- [Work to be completed]: All of the material should be reproduced exactly, with pictures left out.

..........

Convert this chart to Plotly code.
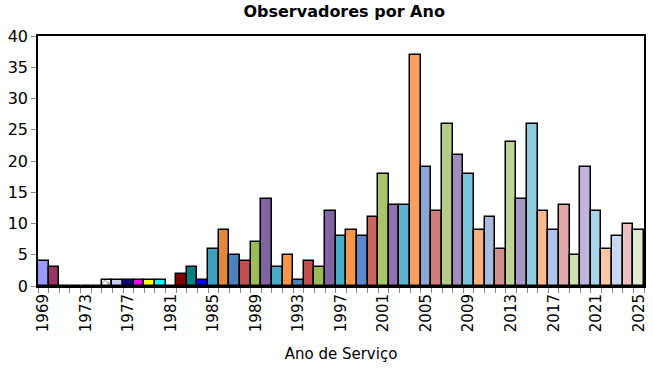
import plotly.graph_objects as go

years = list(range(1969, 2026))
observers = [4, 3, 0, 0, 0, 0, 1, 1, 1, 1, 1, 1, 0, 2, 3, 1,
             6, 9, 5, 4, 7, 14, 3, 5, 1, 4, 3, 12, 8, 9, 8, 11,
             18, 13, 13, 37, 19, 12, 26, 21, 18, 9, 11, 6, 23, 14, 26, 12,
             9, 13, 5, 19, 12, 6, 8, 10, 9]
bar_colors = [
    "#9999FF", "#993366", "#FFFFFF", "#FFFFFF", "#FFFFFF", "#FFFFFF",
    "#FFFFFF", "#CCCCFF", "#000080", "#FF00FF", "#FFFF00", "#00FFFF",
    "#FFFFFF", "#800000", "#008080", "#0000FF",
    "#3FA0C0", "#E0883C", "#4F81BD", "#C0504D", "#9BBB59", "#8064A2",
    "#4BACC6", "#F79646", "#4F81BD", "#C0504D", "#9BBB59", "#8064A2",
    "#4BACC6", "#F79646", "#6088C8", "#CC6460", "#A9C46B", "#8E74AE",
    "#5CB4CC", "#F9A060", "#8EA6D6", "#D07C7A", "#B7CC88", "#A08CBD",
    "#78C4D8", "#F9B080", "#A8BCE0", "#D09090", "#C0D498", "#A898C8",
    "#90CCE0", "#FAB890", "#B0C4E8", "#E0A8A8", "#D0E0B0", "#C0B4DC",
    "#A8D8E8", "#FCC8A8", "#C8D8F0", "#EAC0C0", "#DDEBD0",
]
pattern_shapes = ["" for _ in years]
pattern_shapes[years.index(1975)] = "x"
tick_years = list(range(1969, 2026, 4))

fig = go.Figure(go.Bar(
    x=years, y=observers,
    marker=dict(color=bar_colors,
                line=dict(color="black", width=1.5),
                pattern=dict(shape=pattern_shapes, fgcolor="#0055CC",
                             size=5, solidity=0.4)),
    width=1.0,
))

font = "DejaVu Sans, Arial, sans-serif"
fig.update_layout(
    width=653, height=369,
    margin=dict(l=38, r=9, t=36, b=83, autoexpand=False),
    paper_bgcolor="white", plot_bgcolor="white",
    title=dict(text="<b>Observadores por Ano</b>", x=0.527, xanchor="center",
               y=0.985, yanchor="top",
               font=dict(family=font, size=16, color="black")),
    showlegend=False,
    bargap=0,
)
fig.update_xaxes(
    range=[1968.5, 2025.5], tickmode="array", tickvals=tick_years,
    ticktext=[str(y) for y in tick_years], tickangle=-90,
    tickfont=dict(family=font, size=15, color="black"),
    ticks="", showgrid=False, zeroline=False, automargin=False,
    showline=True, linecolor="black", linewidth=2, mirror=True,
    minor=dict(tickmode="linear", tick0=1968.5, dtick=1, ticks="outside",
               ticklen=5, tickcolor="#888888", tickwidth=1, showgrid=False),
    title=dict(text="Ano de Serviço", font=dict(family=font, size=15, color="black"),
               standoff=17),
)
fig.update_yaxes(
    range=[0, 40], dtick=5, tickfont=dict(family=font, size=16, color="black"),
    ticks="outside", ticklen=5, tickcolor="#888888", showgrid=False,
    zeroline=False, showline=True, linecolor="black", linewidth=1.5, mirror=True,
    automargin=False,
)
fig.write_html("out.html", config={"displayModeBar": False},
               post_script="document.body.style.margin='0';")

..........

- [Worked answer]:
Convert this chart to Plotly code.
import plotly.graph_objects as go

years = list(range(1969, 2026))
observers = [4, 3, 0, 0, 0, 0, 1, 1, 1, 1, 1, 1, 0, 2, 3, 1,
             6, 9, 5, 4, 7, 14, 3, 5, 1, 4, 3, 12, 8, 9, 8, 11,
             18, 13, 13, 37, 19, 12, 26, 21, 18, 9, 11, 6, 23, 14, 26, 12,
             9, 13, 5, 19, 12, 6, 8, 10, 9]
bar_colors = [
    "#9999FF", "#993366", "#FFFFFF", "#FFFFFF", "#FFFFFF", "#FFFFFF",
    "#FFFFFF", "#CCCCFF", "#000080", "#FF00FF", "#FFFF00", "#00FFFF",
    "#FFFFFF", "#800000", "#008080", "#0000FF",
    "#3FA0C0", "#E0883C", "#4F81BD", "#C0504D", "#9BBB59", "#8064A2",
    "#4BACC6", "#F79646", "#4F81BD", "#C0504D", "#9BBB59", "#8064A2",
    "#4BACC6", "#F79646", "#6088C8", "#CC6460", "#A9C46B", "#8E74AE",
    "#5CB4CC", "#F9A060", "#8EA6D6", "#D07C7A", "#B7CC88", "#A08CBD",
    "#78C4D8", "#F9B080", "#A8BCE0", "#D09090", "#C0D498", "#A898C8",
    "#90CCE0", "#FAB890", "#B0C4E8", "#E0A8A8", "#D0E0B0", "#C0B4DC",
    "#A8D8E8", "#FCC8A8", "#C8D8F0", "#EAC0C0", "#DDEBD0",
]
pattern_shapes = ["" for _ in years]
pattern_shapes[years.index(1975)] = "x"
tick_years = list(range(1969, 2026, 4))

fig = go.Figure(go.Bar(
    x=years, y=observers,
    marker=dict(color=bar_colors,
                line=dict(color="black", width=1.5),
                pattern=dict(shape=pattern_shapes, fgcolor="#0055CC",
                             size=5, solidity=0.4)),
    width=1.0,
))

font = "DejaVu Sans, Arial, sans-serif"
fig.update_layout(
    width=653, height=369,
    margin=dict(l=38, r=9, t=36, b=83, autoexpand=False),
    paper_bgcolor="white", plot_bgcolor="white",
    title=dict(text="<b>Observadores por Ano</b>", x=0.527, xanchor="center",
               y=0.985, yanchor="top",
               font=dict(family=font, size=16, color="black")),
    showlegend=False,
    bargap=0,
)
fig.update_xaxes(
    range=[1968.5, 2025.5], tickmode="array", tickvals=tick_years,
    ticktext=[str(y) for y in tick_years], tickangle=-90,
    tickfont=dict(family=font, size=15, color="black"),
    ticks="", showgrid=False, zeroline=False, automargin=False,
    showline=True, linecolor="black", linewidth=2, mirror=True,
    minor=dict(tickmode="linear", tick0=1968.5, dtick=1, ticks="outside",
               ticklen=5, tickcolor="#888888", tickwidth=1, showgrid=False),
    title=dict(text="Ano de Serviço", font=dict(family=font, size=15, color="black"),
               standoff=17),
)
fig.update_yaxes(
    range=[0, 40], dtick=5, tickfont=dict(family=font, size=16, color="black"),
    ticks="outside", ticklen=5, tickcolor="#888888", showgrid=False,
    zeroline=False, showline=True, linecolor="black", linewidth=1.5, mirror=True,
    automargin=False,
)
fig.write_html("out.html", config={"displayModeBar": False},
               post_script="document.body.style.margin='0';")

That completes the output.